● Exercise input

START

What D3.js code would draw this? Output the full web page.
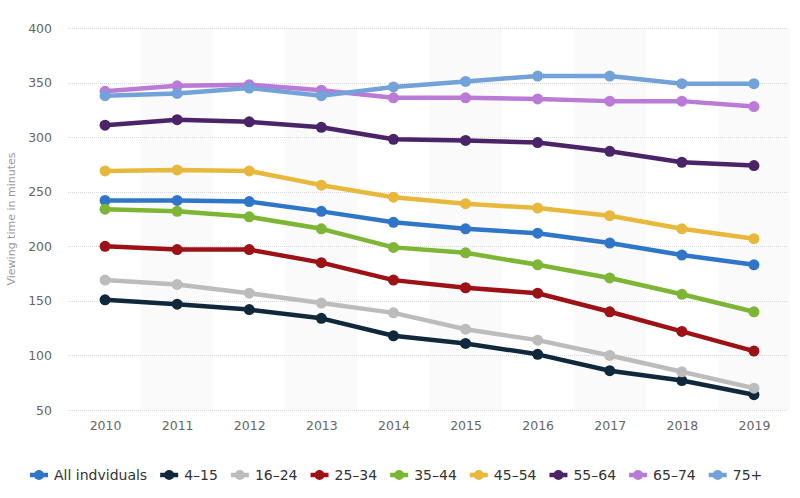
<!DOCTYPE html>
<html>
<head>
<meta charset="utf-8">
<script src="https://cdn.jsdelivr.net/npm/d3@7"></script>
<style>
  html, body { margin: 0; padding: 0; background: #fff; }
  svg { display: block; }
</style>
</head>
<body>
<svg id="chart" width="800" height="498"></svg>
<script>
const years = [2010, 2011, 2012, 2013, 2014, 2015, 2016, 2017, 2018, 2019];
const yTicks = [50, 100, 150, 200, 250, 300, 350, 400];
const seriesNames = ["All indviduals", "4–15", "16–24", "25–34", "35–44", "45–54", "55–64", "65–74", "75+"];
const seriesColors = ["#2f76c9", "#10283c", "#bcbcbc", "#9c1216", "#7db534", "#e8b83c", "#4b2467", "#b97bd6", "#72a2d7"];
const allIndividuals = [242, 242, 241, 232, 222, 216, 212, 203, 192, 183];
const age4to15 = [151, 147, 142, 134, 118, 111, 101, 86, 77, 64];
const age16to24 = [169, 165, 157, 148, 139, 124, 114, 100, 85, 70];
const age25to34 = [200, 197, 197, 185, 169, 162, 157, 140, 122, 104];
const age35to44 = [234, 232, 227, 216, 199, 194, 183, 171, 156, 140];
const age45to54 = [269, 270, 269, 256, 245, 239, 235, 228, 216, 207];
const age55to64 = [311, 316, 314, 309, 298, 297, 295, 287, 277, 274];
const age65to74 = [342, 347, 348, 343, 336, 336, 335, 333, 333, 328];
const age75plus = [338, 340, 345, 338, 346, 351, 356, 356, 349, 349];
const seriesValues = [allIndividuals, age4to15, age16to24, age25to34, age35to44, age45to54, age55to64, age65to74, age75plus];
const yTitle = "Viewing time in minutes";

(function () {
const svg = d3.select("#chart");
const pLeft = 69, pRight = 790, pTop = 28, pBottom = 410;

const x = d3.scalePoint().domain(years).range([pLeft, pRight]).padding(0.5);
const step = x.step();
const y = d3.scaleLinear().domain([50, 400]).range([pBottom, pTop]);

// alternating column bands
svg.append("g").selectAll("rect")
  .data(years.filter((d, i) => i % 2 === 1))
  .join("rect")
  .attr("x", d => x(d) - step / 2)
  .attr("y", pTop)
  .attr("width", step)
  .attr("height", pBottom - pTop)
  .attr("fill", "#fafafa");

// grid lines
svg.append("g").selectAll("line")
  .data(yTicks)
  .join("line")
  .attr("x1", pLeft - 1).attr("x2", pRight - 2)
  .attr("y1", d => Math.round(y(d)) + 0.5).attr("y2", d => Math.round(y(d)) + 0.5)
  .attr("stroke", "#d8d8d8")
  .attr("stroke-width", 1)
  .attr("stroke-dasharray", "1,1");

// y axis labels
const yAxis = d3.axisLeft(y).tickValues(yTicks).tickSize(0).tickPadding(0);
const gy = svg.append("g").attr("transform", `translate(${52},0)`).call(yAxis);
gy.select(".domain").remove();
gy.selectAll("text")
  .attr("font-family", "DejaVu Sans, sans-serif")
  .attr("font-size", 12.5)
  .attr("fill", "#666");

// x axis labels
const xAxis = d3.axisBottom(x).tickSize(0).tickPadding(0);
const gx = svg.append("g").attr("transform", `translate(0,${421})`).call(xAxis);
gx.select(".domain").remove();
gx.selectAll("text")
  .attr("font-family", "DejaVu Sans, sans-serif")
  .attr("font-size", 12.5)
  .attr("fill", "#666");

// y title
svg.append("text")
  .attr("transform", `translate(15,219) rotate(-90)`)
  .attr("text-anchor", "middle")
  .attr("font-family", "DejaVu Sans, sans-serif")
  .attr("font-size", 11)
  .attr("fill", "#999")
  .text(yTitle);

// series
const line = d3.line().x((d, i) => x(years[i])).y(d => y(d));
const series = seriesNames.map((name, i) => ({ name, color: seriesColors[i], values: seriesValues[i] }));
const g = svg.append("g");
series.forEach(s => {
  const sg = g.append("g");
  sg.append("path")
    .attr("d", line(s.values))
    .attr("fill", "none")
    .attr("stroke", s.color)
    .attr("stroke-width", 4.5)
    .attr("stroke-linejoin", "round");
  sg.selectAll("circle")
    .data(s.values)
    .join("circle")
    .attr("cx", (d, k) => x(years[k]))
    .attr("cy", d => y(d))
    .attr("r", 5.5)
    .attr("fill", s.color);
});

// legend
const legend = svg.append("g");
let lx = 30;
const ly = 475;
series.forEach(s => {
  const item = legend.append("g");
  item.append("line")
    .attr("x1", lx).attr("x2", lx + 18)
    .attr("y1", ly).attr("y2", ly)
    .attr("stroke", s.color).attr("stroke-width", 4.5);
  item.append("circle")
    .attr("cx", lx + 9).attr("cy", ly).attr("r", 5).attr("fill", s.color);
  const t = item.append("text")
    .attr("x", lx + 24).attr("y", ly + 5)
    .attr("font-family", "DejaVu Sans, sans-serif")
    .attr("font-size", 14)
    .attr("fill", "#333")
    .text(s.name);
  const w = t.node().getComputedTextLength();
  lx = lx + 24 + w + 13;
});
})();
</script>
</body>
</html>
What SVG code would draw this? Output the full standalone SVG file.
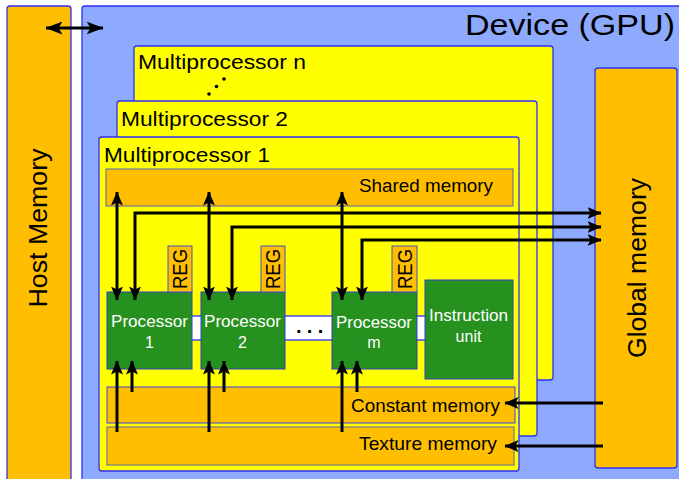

END

● Objective
Reproduce every line above as written, skipping pictures.

● Correct output
What D3.js code would draw this? Output the full web page.
<!DOCTYPE html>
<html>
<head>
<meta charset="utf-8">
<script src="https://cdn.jsdelivr.net/npm/d3@7"></script>
<style>
  html, body { margin: 0; padding: 0; background: #fff; }
  svg { display: block; }
</style>
</head>
<body>
<svg id="chart" width="800" height="498"></svg>
<script>
const years = [2010, 2011, 2012, 2013, 2014, 2015, 2016, 2017, 2018, 2019];
const yTicks = [50, 100, 150, 200, 250, 300, 350, 400];
const seriesNames = ["All indviduals", "4–15", "16–24", "25–34", "35–44", "45–54", "55–64", "65–74", "75+"];
const seriesColors = ["#2f76c9", "#10283c", "#bcbcbc", "#9c1216", "#7db534", "#e8b83c", "#4b2467", "#b97bd6", "#72a2d7"];
const allIndividuals = [242, 242, 241, 232, 222, 216, 212, 203, 192, 183];
const age4to15 = [151, 147, 142, 134, 118, 111, 101, 86, 77, 64];
const age16to24 = [169, 165, 157, 148, 139, 124, 114, 100, 85, 70];
const age25to34 = [200, 197, 197, 185, 169, 162, 157, 140, 122, 104];
const age35to44 = [234, 232, 227, 216, 199, 194, 183, 171, 156, 140];
const age45to54 = [269, 270, 269, 256, 245, 239, 235, 228, 216, 207];
const age55to64 = [311, 316, 314, 309, 298, 297, 295, 287, 277, 274];
const age65to74 = [342, 347, 348, 343, 336, 336, 335, 333, 333, 328];
const age75plus = [338, 340, 345, 338, 346, 351, 356, 356, 349, 349];
const seriesValues = [allIndividuals, age4to15, age16to24, age25to34, age35to44, age45to54, age55to64, age65to74, age75plus];
const yTitle = "Viewing time in minutes";

(function () {
const svg = d3.select("#chart");
const pLeft = 69, pRight = 790, pTop = 28, pBottom = 410;

const x = d3.scalePoint().domain(years).range([pLeft, pRight]).padding(0.5);
const step = x.step();
const y = d3.scaleLinear().domain([50, 400]).range([pBottom, pTop]);

// alternating column bands
svg.append("g").selectAll("rect")
  .data(years.filter((d, i) => i % 2 === 1))
  .join("rect")
  .attr("x", d => x(d) - step / 2)
  .attr("y", pTop)
  .attr("width", step)
  .attr("height", pBottom - pTop)
  .attr("fill", "#fafafa");

// grid lines
svg.append("g").selectAll("line")
  .data(yTicks)
  .join("line")
  .attr("x1", pLeft - 1).attr("x2", pRight - 2)
  .attr("y1", d => Math.round(y(d)) + 0.5).attr("y2", d => Math.round(y(d)) + 0.5)
  .attr("stroke", "#d8d8d8")
  .attr("stroke-width", 1)
  .attr("stroke-dasharray", "1,1");

// y axis labels
const yAxis = d3.axisLeft(y).tickValues(yTicks).tickSize(0).tickPadding(0);
const gy = svg.append("g").attr("transform", `translate(${52},0)`).call(yAxis);
gy.select(".domain").remove();
gy.selectAll("text")
  .attr("font-family", "DejaVu Sans, sans-serif")
  .attr("font-size", 12.5)
  .attr("fill", "#666");

// x axis labels
const xAxis = d3.axisBottom(x).tickSize(0).tickPadding(0);
const gx = svg.append("g").attr("transform", `translate(0,${421})`).call(xAxis);
gx.select(".domain").remove();
gx.selectAll("text")
  .attr("font-family", "DejaVu Sans, sans-serif")
  .attr("font-size", 12.5)
  .attr("fill", "#666");

// y title
svg.append("text")
  .attr("transform", `translate(15,219) rotate(-90)`)
  .attr("text-anchor", "middle")
  .attr("font-family", "DejaVu Sans, sans-serif")
  .attr("font-size", 11)
  .attr("fill", "#999")
  .text(yTitle);

// series
const line = d3.line().x((d, i) => x(years[i])).y(d => y(d));
const series = seriesNames.map((name, i) => ({ name, color: seriesColors[i], values: seriesValues[i] }));
const g = svg.append("g");
series.forEach(s => {
  const sg = g.append("g");
  sg.append("path")
    .attr("d", line(s.values))
    .attr("fill", "none")
    .attr("stroke", s.color)
    .attr("stroke-width", 4.5)
    .attr("stroke-linejoin", "round");
  sg.selectAll("circle")
    .data(s.values)
    .join("circle")
    .attr("cx", (d, k) => x(years[k]))
    .attr("cy", d => y(d))
    .attr("r", 5.5)
    .attr("fill", s.color);
});

// legend
const legend = svg.append("g");
let lx = 30;
const ly = 475;
series.forEach(s => {
  const item = legend.append("g");
  item.append("line")
    .attr("x1", lx).attr("x2", lx + 18)
    .attr("y1", ly).attr("y2", ly)
    .attr("stroke", s.color).attr("stroke-width", 4.5);
  item.append("circle")
    .attr("cx", lx + 9).attr("cy", ly).attr("r", 5).attr("fill", s.color);
  const t = item.append("text")
    .attr("x", lx + 24).attr("y", ly + 5)
    .attr("font-family", "DejaVu Sans, sans-serif")
    .attr("font-size", 14)
    .attr("fill", "#333")
    .text(s.name);
  const w = t.node().getComputedTextLength();
  lx = lx + 24 + w + 13;
});
})();
</script>
</body>
</html>
What SVG code would draw this? Output the full standalone SVG file.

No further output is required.